The strategy works and the Americans cannot effectively regain possession.  Brazil has squeezed over the line, coming back from a two-goal deficit to win by one. 

Interestingly, it is the same scoreline that we saw in Spain vs. South Africa, 3-2.  This game has been every bit as intense, if not more so.

If it was any other team that had done this, we'd be stunned. Because this was Brazil, nobody is going to be floored by the result.  It's almost expected that they will do something extraordinary, and when they do, it is never considered a big deal. 

It is only on the occasions when they don't seem to be pulling their weight, such as in their match against South Africa, that anybody makes a fuss.  Such is the burden of being great.

Bob Bradley has done a remarkable job of reinventing his team.  Tactics have improved and while their style of play could never be described as graceful or elegant, they are gaining skills and experience with each match. 

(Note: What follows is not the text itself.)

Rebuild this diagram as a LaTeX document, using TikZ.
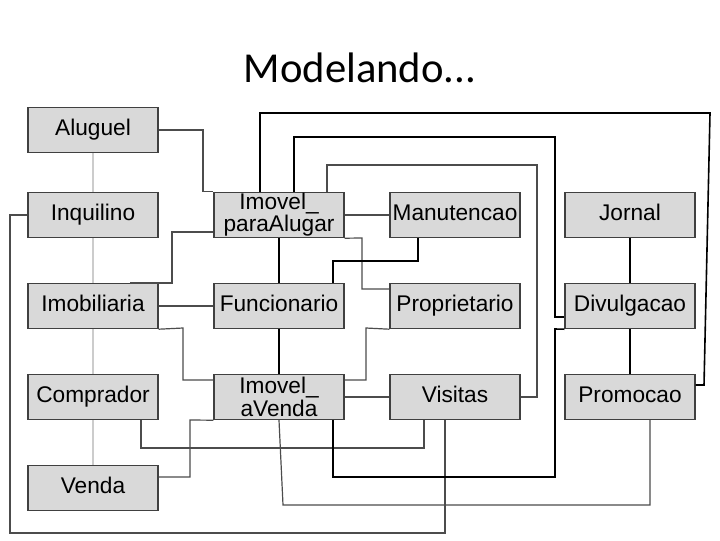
\documentclass[tikz,border=0pt]{standalone}
\usepackage{fontspec}
\setmainfont{Liberation Sans}
\newfontfamily\titlefont{Carlito}
\begin{document}
\begin{tikzpicture}[x=0.75pt,y=-0.75pt,
  box/.style={draw=black!75,fill=black!15,line width=0.8pt,minimum width=97.5pt,minimum height=34pt,inner sep=0pt,align=center,font=\fontsize{17}{15}\selectfont},
  one/.style={text height=12pt,text depth=3.5pt},
  ln/.style={draw=black!70,line width=0.9pt},
  bk/.style={draw=black,line width=1.2pt}]
\useasboundingbox (0,0) rectangle (720,540);
\node[font=\titlefont\fontsize{32}{34}\selectfont] (title) at (360,68) {Modelando...};
\node[box,one] (al) at (93,130) {Aluguel};
\node[box,one] (in) at (93,215) {Inquilino};
\node[box,one] (im) at (93,306) {Imobiliaria};
\node[box,one] (co) at (93,397) {Comprador};
\node[box,one] (ve) at (93,488) {Venda};
\draw[draw=black!20,line width=0.8pt] (al) -- (in) (in) -- (im) (im) -- (co) (co) -- (ve);
\node[box] (pa) at (279,215) {Imovel\_\\paraAlugar};
\node[box,one] (fu) at (279,306) {Funcionario};
\node[box] (av) at (279,397) {Imovel\_\\aVenda};
\node[box,one] (ma) at (455,215) {Manutencao};
\node[box,one] (pr) at (455,306) {Proprietario};
\node[box,one] (vi) at (455,397) {Visitas};
\node[box,one] (jo) at (630,215) {Jornal};
\node[box,one] (di) at (630,306) {Divulgacao};
\node[box,one] (po) at (630,397) {Promocao};
% connectors
\draw[ln] (al.east) -- (203,130) |- (pa.north west);
\draw[ln] (in.west) -- (10,215) -- (10,533) -- (445,533) -- (vi.south -| 445,0);
\draw[bk] (pa.north -| 260,0) -- (260,113) -- (710,113) -- (704,385) -- (po.east |- 0,385);
\draw[bk] (pa.north -| 294,0) -- (294,137) -- (555,137) -- (555,317) -- (di.west |- 0,317);
\draw[ln] (pa.north -| 327,0) -- (327,165) -- (537,165) -- (537,397) -- (vi.east);
\draw[ln] (pa.east) -- (ma.west);
\draw[ln] (pa.south east) -- (362,238) -- (362,289) -- (pr.west |- 0,289);
\draw[ln] (pa.west |- 0,232) -- (172,232) -- (172,283) -- (130,283);
\draw[bk] (pa.south) -- (fu.north);
\draw[bk] (fu.north -| 333,0) -- (333,261) -- (418,261) -- (ma.south -| 418,0);
\draw[ln] (im.east) -- (fu.west);
\draw[ln] (im.south east) -- (183,328) -- (183,380) -- (av.west |- 0,380);
\draw[bk] (fu.south) -- (av.north);
\draw[ln] (av.east |- 0,380) -- (366,380) -- (366,328) -- (pr.south west);
\draw[ln] (av.east) -- (vi.west);
\draw[ln] (co.south -| 141,0) -- (141,448) -- (424,448) -- (vi.south -| 424,0);
\draw[ln] (ve.east |- 0,477) -- (190,477) -- (190,420) -- (av.south west);
\draw[bk] (av.south -| 333,0) -- (333,477) -- (555,477) -- (555,329) -- (di.south west);
\draw[ln] (av.south) -- (283,505) -- (650,505) -- (po.south -| 650,0);
\draw[bk] (jo.south) -- (di.north);
\draw[bk] (di.south) -- (po.north);
\end{tikzpicture}
\end{document}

No doubt the EPL experience of Tim Howard (Manchester Utd and Everton), Oguchi Onyewu (Newcastle), and Fulham team mates Carlos Bocanegra and Clint Dempsey is helping the team as well, since there could be no better learning environment than the top division of English soccer.

Brazil won today because they outlasted their opponent.  The clever strategy of shuffling the ball around at the end was also brilliant, and shows the benefit of experience. 

They were not about to make the same mistake that Spain did and allow the opportunity of a last-second goal.  Once it was clear that they could win, they made sure of it.

Now we can look forward to the World Cup and see what the US team will produce.  They will have gained confidence from their performances against Egypt, Spain, and now Brazil.

Now that they have proved to themselves that they can play a good game of soccer, and now that they have seen that even giants can stumble, further improvement can be expected.

Time now for a new dream.

* Sorry for making all these silly little word play jokes throughout the story. It was just too much of a temptation to resist.